-- Start --

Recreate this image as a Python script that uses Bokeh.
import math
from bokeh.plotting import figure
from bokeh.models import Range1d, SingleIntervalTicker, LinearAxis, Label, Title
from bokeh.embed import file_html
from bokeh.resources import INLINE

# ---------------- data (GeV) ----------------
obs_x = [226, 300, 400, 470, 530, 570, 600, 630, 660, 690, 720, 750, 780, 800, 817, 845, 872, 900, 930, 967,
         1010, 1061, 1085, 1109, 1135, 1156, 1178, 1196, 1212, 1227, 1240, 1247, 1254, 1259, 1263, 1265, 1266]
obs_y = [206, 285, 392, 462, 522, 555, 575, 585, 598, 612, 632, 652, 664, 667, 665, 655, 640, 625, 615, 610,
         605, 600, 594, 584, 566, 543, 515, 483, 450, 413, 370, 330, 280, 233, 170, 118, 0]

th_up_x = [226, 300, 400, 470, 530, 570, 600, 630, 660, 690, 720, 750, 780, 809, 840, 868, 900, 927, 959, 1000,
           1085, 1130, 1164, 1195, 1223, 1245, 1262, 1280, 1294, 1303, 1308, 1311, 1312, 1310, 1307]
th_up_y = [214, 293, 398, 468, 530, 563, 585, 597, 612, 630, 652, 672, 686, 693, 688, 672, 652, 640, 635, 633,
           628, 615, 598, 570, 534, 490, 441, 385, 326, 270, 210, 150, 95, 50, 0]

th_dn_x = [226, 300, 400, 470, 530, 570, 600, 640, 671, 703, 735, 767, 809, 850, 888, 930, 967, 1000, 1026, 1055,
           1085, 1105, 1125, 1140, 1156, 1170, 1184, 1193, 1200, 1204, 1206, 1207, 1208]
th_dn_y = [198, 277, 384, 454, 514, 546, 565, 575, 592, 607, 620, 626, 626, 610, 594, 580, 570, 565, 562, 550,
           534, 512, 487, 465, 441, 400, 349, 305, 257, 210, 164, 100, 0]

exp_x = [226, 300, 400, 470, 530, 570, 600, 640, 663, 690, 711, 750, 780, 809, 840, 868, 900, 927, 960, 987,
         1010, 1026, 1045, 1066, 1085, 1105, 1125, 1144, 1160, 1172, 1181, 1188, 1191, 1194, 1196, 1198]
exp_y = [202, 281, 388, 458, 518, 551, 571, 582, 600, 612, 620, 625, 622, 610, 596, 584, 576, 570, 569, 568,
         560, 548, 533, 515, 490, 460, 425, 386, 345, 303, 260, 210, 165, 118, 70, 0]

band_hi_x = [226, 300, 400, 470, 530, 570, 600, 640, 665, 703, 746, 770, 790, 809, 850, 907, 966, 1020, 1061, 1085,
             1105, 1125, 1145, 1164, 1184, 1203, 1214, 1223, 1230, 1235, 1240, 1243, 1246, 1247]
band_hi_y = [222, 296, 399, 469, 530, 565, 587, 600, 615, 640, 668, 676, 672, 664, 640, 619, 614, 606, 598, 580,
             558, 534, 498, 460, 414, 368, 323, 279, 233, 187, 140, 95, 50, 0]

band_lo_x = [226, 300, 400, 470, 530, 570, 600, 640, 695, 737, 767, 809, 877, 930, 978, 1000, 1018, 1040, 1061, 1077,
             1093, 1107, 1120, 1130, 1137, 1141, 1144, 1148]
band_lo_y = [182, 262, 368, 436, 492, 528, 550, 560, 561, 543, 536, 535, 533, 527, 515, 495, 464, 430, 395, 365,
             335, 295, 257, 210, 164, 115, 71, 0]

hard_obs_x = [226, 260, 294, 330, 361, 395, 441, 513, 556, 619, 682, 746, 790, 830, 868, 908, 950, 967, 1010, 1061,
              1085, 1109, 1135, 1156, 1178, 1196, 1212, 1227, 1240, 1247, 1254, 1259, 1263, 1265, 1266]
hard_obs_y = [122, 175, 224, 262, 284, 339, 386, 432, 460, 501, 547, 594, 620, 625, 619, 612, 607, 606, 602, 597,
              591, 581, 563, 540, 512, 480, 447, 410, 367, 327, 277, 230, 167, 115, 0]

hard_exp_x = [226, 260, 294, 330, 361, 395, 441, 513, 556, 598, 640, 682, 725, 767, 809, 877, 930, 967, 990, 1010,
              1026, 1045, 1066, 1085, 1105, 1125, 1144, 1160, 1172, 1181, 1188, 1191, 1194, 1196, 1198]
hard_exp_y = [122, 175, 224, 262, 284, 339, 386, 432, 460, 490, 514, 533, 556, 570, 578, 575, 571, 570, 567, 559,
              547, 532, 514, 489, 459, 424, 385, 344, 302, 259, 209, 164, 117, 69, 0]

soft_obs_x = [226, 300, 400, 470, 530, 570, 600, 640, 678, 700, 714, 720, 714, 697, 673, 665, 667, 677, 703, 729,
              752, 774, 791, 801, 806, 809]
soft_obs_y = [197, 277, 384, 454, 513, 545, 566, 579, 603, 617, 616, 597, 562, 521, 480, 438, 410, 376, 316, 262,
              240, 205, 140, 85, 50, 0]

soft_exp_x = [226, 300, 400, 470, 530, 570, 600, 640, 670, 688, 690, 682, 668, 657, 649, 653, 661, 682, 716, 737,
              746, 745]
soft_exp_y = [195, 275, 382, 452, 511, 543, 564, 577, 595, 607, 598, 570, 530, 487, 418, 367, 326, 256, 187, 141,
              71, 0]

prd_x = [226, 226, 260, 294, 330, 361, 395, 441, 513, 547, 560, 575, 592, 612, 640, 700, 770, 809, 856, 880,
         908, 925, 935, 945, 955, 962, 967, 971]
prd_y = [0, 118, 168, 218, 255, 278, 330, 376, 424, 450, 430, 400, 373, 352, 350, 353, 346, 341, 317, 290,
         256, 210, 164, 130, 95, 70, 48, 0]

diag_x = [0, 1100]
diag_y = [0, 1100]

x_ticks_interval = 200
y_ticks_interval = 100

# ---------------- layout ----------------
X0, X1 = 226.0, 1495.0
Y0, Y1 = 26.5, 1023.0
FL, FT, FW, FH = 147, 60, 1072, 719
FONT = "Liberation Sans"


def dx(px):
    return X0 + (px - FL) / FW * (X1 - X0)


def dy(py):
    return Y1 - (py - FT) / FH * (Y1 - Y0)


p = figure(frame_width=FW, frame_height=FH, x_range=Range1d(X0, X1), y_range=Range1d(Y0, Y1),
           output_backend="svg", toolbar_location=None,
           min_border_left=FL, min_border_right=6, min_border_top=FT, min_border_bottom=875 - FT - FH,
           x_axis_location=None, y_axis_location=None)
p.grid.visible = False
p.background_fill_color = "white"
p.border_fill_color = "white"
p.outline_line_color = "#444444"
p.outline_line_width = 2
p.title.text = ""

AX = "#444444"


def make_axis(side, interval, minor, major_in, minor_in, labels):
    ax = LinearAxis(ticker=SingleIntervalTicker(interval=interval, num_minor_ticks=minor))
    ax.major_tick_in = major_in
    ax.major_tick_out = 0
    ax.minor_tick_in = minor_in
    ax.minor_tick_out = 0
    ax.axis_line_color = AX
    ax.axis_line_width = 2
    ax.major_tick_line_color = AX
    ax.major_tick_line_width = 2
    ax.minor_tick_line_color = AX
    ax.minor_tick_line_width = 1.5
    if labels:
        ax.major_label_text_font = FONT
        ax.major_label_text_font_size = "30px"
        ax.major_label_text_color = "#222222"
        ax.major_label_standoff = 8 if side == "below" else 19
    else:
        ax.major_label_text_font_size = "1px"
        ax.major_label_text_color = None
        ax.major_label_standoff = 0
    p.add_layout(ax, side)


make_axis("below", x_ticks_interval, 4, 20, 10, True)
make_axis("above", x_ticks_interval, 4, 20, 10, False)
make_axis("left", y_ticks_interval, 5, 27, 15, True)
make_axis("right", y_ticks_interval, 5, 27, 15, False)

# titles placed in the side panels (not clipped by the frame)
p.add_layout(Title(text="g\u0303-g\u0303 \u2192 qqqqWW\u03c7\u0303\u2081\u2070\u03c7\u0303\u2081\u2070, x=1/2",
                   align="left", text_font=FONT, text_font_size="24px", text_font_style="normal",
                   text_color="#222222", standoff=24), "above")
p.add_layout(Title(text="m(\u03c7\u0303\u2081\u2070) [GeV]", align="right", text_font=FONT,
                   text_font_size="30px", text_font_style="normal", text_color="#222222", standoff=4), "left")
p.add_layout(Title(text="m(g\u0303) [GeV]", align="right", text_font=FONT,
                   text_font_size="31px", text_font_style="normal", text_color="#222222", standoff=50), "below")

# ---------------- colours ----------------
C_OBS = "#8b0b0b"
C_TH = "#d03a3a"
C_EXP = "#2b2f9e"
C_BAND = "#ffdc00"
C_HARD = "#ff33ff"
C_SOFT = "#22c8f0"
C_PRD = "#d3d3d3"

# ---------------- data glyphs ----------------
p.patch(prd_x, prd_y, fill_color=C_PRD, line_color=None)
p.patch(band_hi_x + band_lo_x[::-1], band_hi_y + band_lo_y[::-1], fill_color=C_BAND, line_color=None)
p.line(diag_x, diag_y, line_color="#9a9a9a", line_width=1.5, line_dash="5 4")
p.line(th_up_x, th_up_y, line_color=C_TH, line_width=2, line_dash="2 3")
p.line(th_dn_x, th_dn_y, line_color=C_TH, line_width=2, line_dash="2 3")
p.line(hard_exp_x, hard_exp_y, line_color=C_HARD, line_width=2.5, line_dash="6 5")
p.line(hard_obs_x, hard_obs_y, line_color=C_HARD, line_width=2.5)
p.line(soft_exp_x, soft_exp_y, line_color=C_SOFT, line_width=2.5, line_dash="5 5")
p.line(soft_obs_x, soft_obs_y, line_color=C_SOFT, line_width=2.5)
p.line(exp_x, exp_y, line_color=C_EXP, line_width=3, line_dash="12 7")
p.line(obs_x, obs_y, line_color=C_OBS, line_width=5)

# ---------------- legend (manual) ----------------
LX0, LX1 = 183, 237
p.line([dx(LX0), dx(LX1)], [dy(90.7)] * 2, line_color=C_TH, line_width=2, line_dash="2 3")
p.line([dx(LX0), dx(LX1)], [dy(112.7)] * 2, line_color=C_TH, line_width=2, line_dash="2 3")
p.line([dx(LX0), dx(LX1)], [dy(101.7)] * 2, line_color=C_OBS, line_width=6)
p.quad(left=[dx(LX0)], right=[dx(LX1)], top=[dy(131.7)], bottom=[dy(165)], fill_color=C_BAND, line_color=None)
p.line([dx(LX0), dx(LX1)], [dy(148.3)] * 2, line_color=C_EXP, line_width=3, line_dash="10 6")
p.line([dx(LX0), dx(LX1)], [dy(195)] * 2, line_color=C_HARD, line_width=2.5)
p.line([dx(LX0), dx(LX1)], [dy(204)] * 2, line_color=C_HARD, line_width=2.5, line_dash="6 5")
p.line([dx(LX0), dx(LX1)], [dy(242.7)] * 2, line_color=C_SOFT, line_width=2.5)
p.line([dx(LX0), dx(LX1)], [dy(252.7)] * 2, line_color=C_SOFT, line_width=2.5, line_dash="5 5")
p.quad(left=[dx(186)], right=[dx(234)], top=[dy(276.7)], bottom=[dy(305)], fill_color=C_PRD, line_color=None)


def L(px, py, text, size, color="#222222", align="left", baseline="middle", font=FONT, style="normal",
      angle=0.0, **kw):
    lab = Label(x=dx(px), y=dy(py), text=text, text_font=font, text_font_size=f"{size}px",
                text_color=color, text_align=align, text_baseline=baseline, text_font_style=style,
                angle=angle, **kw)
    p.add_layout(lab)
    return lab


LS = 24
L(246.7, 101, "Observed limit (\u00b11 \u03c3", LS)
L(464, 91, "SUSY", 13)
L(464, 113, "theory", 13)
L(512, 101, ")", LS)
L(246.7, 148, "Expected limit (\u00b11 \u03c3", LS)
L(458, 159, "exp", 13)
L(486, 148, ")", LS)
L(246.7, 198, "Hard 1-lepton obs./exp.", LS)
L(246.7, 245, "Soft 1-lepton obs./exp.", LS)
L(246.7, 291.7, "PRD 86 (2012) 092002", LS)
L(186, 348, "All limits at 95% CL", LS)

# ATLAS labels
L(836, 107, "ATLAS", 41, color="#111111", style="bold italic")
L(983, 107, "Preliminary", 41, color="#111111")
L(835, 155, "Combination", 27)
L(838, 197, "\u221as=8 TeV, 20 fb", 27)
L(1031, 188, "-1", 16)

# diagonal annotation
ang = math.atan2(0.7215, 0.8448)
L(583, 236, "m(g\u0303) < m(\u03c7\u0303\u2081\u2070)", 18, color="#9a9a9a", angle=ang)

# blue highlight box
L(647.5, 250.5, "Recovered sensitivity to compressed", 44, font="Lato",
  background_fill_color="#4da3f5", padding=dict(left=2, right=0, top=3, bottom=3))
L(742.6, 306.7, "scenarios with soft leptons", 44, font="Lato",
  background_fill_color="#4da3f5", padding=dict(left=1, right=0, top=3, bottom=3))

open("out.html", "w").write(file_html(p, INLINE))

-- End --
-- Start --

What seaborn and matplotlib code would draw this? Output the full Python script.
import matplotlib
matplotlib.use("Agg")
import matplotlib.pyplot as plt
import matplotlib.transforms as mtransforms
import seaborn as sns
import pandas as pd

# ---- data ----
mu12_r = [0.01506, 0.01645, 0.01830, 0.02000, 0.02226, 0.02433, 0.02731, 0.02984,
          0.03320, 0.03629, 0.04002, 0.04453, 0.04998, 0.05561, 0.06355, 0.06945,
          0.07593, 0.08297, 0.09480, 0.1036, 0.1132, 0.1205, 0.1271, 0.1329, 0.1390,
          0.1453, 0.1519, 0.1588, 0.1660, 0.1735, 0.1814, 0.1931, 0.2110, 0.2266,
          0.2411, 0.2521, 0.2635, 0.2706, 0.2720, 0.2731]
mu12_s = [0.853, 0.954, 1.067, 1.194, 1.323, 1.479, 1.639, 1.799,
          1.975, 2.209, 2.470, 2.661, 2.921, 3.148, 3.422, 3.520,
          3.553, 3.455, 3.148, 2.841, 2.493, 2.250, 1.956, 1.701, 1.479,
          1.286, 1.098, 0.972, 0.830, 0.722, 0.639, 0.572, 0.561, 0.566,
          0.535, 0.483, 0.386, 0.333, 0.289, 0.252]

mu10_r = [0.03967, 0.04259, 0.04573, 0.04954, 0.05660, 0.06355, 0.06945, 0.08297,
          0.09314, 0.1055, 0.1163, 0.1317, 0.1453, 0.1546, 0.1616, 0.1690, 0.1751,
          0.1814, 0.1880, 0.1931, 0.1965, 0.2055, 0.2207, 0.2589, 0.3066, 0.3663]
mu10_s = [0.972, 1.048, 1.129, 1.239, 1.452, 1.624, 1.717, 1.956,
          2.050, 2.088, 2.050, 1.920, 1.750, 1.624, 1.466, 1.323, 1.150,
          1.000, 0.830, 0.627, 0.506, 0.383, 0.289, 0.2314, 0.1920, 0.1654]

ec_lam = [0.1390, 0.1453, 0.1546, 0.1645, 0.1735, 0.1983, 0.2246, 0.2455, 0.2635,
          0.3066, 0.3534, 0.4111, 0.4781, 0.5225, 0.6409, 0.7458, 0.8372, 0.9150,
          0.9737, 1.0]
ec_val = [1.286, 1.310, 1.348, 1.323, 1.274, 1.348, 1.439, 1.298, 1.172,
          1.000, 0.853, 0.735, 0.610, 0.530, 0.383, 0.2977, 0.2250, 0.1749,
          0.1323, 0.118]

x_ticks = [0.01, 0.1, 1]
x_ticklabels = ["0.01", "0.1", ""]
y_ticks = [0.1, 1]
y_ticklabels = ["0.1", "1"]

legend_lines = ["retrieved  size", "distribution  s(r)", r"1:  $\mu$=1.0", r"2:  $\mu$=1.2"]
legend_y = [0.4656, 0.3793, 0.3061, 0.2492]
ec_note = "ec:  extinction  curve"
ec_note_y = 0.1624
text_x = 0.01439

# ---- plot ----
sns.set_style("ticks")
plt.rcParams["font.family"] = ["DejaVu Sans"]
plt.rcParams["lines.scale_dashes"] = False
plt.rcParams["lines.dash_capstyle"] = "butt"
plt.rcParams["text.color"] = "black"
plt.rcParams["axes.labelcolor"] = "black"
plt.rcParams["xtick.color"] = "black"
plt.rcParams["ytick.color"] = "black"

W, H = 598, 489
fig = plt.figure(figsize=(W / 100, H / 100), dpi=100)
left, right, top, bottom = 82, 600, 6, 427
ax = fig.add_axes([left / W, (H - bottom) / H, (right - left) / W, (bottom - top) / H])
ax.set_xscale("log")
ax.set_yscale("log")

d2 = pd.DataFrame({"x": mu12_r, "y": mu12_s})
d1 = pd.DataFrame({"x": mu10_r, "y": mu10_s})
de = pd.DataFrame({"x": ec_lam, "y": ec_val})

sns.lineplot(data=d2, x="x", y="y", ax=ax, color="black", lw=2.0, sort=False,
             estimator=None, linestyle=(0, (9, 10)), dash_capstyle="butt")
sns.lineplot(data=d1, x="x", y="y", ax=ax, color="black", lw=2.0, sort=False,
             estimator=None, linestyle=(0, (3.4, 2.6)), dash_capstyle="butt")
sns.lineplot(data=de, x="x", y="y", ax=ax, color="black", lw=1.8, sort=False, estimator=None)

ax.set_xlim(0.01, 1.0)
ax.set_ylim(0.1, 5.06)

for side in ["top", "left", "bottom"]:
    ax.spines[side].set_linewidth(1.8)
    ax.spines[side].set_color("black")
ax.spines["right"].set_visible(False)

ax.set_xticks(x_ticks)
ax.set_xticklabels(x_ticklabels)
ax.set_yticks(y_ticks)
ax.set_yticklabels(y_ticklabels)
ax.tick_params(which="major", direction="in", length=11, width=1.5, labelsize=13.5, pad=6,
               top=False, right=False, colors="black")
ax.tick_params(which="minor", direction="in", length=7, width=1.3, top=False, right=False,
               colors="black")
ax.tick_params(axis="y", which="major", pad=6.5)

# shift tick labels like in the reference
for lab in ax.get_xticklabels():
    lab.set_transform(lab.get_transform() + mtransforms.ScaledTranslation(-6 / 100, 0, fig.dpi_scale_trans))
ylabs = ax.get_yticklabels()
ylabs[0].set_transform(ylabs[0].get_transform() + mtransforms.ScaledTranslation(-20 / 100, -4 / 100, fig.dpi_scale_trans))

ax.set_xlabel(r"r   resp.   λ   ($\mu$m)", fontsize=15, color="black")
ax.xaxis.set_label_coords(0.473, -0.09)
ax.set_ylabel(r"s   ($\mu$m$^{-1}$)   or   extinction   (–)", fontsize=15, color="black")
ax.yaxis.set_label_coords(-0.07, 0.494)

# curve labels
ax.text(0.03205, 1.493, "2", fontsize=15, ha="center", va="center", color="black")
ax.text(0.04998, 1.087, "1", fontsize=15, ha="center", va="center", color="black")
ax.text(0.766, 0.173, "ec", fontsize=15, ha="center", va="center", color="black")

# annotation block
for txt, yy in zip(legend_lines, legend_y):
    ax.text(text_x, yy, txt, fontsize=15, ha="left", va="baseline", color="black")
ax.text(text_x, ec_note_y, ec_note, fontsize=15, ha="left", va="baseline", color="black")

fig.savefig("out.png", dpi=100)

-- End --
-- Start --

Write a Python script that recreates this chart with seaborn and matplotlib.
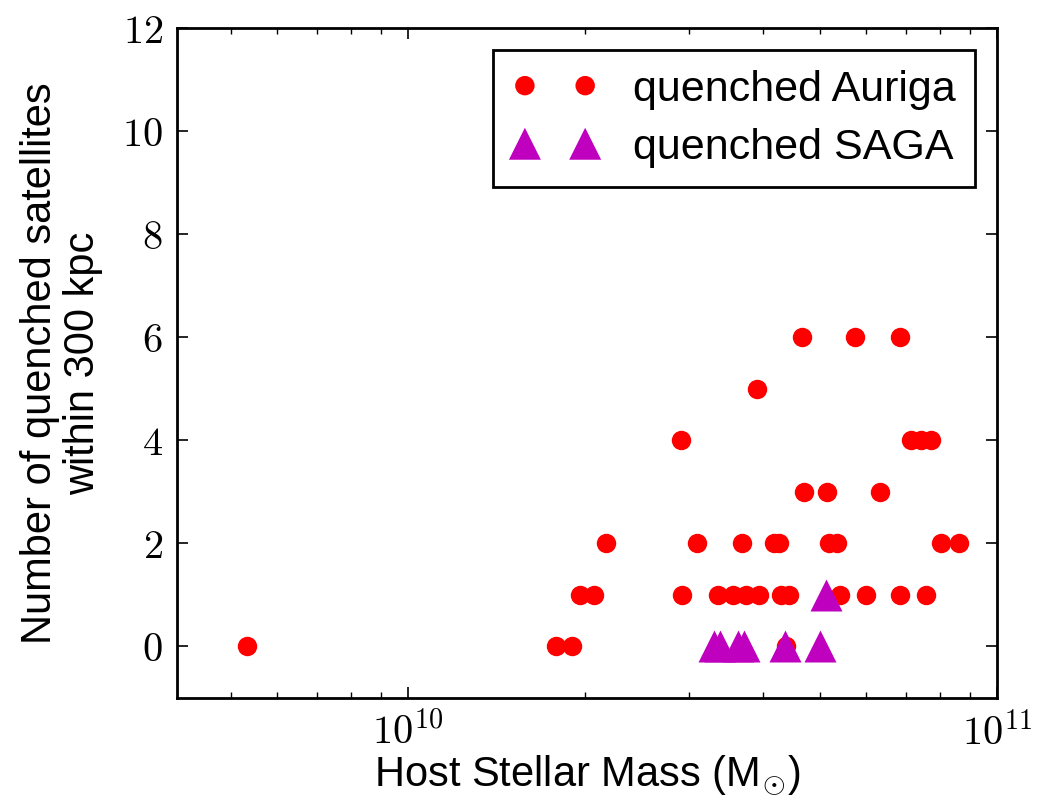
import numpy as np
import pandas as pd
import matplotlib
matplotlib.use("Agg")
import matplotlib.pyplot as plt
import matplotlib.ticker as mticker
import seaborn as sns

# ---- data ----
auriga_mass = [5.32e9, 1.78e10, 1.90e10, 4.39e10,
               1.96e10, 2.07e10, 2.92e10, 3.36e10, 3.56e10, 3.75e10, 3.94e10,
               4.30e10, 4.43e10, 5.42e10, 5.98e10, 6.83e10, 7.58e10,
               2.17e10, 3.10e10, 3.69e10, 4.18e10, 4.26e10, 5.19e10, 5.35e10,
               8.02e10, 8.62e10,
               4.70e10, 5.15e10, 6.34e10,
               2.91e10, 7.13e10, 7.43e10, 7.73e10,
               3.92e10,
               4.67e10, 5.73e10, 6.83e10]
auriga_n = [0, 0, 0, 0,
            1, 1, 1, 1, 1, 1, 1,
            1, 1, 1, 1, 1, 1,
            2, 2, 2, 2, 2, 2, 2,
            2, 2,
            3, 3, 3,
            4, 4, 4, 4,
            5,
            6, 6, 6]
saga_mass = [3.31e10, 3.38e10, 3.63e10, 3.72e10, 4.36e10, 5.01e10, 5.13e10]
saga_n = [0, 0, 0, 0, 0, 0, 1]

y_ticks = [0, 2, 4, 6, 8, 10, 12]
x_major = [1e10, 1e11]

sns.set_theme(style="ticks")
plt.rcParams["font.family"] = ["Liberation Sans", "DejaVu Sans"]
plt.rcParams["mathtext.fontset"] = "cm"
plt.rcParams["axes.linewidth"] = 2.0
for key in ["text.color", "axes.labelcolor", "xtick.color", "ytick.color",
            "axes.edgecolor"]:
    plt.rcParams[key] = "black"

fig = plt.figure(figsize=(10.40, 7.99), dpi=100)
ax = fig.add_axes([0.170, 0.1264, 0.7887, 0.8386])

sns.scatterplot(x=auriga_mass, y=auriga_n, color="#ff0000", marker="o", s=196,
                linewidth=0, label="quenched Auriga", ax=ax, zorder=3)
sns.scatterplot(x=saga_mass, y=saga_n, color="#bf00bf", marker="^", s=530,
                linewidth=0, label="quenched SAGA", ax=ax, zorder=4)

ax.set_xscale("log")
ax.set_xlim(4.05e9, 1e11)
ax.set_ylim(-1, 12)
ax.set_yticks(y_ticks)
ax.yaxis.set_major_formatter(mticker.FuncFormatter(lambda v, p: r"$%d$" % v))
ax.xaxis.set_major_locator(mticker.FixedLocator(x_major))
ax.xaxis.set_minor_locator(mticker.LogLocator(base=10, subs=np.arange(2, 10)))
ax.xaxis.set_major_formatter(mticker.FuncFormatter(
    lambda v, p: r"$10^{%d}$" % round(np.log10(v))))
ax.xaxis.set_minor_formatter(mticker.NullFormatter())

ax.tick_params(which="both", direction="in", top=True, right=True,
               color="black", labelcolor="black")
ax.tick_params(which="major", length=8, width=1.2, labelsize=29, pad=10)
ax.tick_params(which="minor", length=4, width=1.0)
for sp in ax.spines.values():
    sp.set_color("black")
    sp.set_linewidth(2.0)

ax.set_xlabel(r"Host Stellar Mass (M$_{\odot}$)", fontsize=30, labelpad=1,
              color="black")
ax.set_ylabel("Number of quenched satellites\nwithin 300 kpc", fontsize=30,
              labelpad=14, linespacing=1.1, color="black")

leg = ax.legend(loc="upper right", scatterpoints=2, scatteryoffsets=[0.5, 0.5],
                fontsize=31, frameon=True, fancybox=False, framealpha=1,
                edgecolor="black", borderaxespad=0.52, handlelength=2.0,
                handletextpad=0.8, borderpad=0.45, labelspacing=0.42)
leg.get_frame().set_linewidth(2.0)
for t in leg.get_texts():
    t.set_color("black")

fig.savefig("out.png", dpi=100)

-- End --

- The request: In the listing above, find the line containing "Write a Python" and the line containing "saga_n = [0, 0, 0, 0, 0, 0, 1]". Reproduce those lines and all between them exactly, with no pictures and nothing more.

- Completed task:
Write a Python script that recreates this chart with seaborn and matplotlib.
import numpy as np
import pandas as pd
import matplotlib
matplotlib.use("Agg")
import matplotlib.pyplot as plt
import matplotlib.ticker as mticker
import seaborn as sns

# ---- data ----
auriga_mass = [5.32e9, 1.78e10, 1.90e10, 4.39e10,
               1.96e10, 2.07e10, 2.92e10, 3.36e10, 3.56e10, 3.75e10, 3.94e10,
               4.30e10, 4.43e10, 5.42e10, 5.98e10, 6.83e10, 7.58e10,
               2.17e10, 3.10e10, 3.69e10, 4.18e10, 4.26e10, 5.19e10, 5.35e10,
               8.02e10, 8.62e10,
               4.70e10, 5.15e10, 6.34e10,
               2.91e10, 7.13e10, 7.43e10, 7.73e10,
               3.92e10,
               4.67e10, 5.73e10, 6.83e10]
auriga_n = [0, 0, 0, 0,
            1, 1, 1, 1, 1, 1, 1,
            1, 1, 1, 1, 1, 1,
            2, 2, 2, 2, 2, 2, 2,
            2, 2,
            3, 3, 3,
            4, 4, 4, 4,
            5,
            6, 6, 6]
saga_mass = [3.31e10, 3.38e10, 3.63e10, 3.72e10, 4.36e10, 5.01e10, 5.13e10]
saga_n = [0, 0, 0, 0, 0, 0, 1]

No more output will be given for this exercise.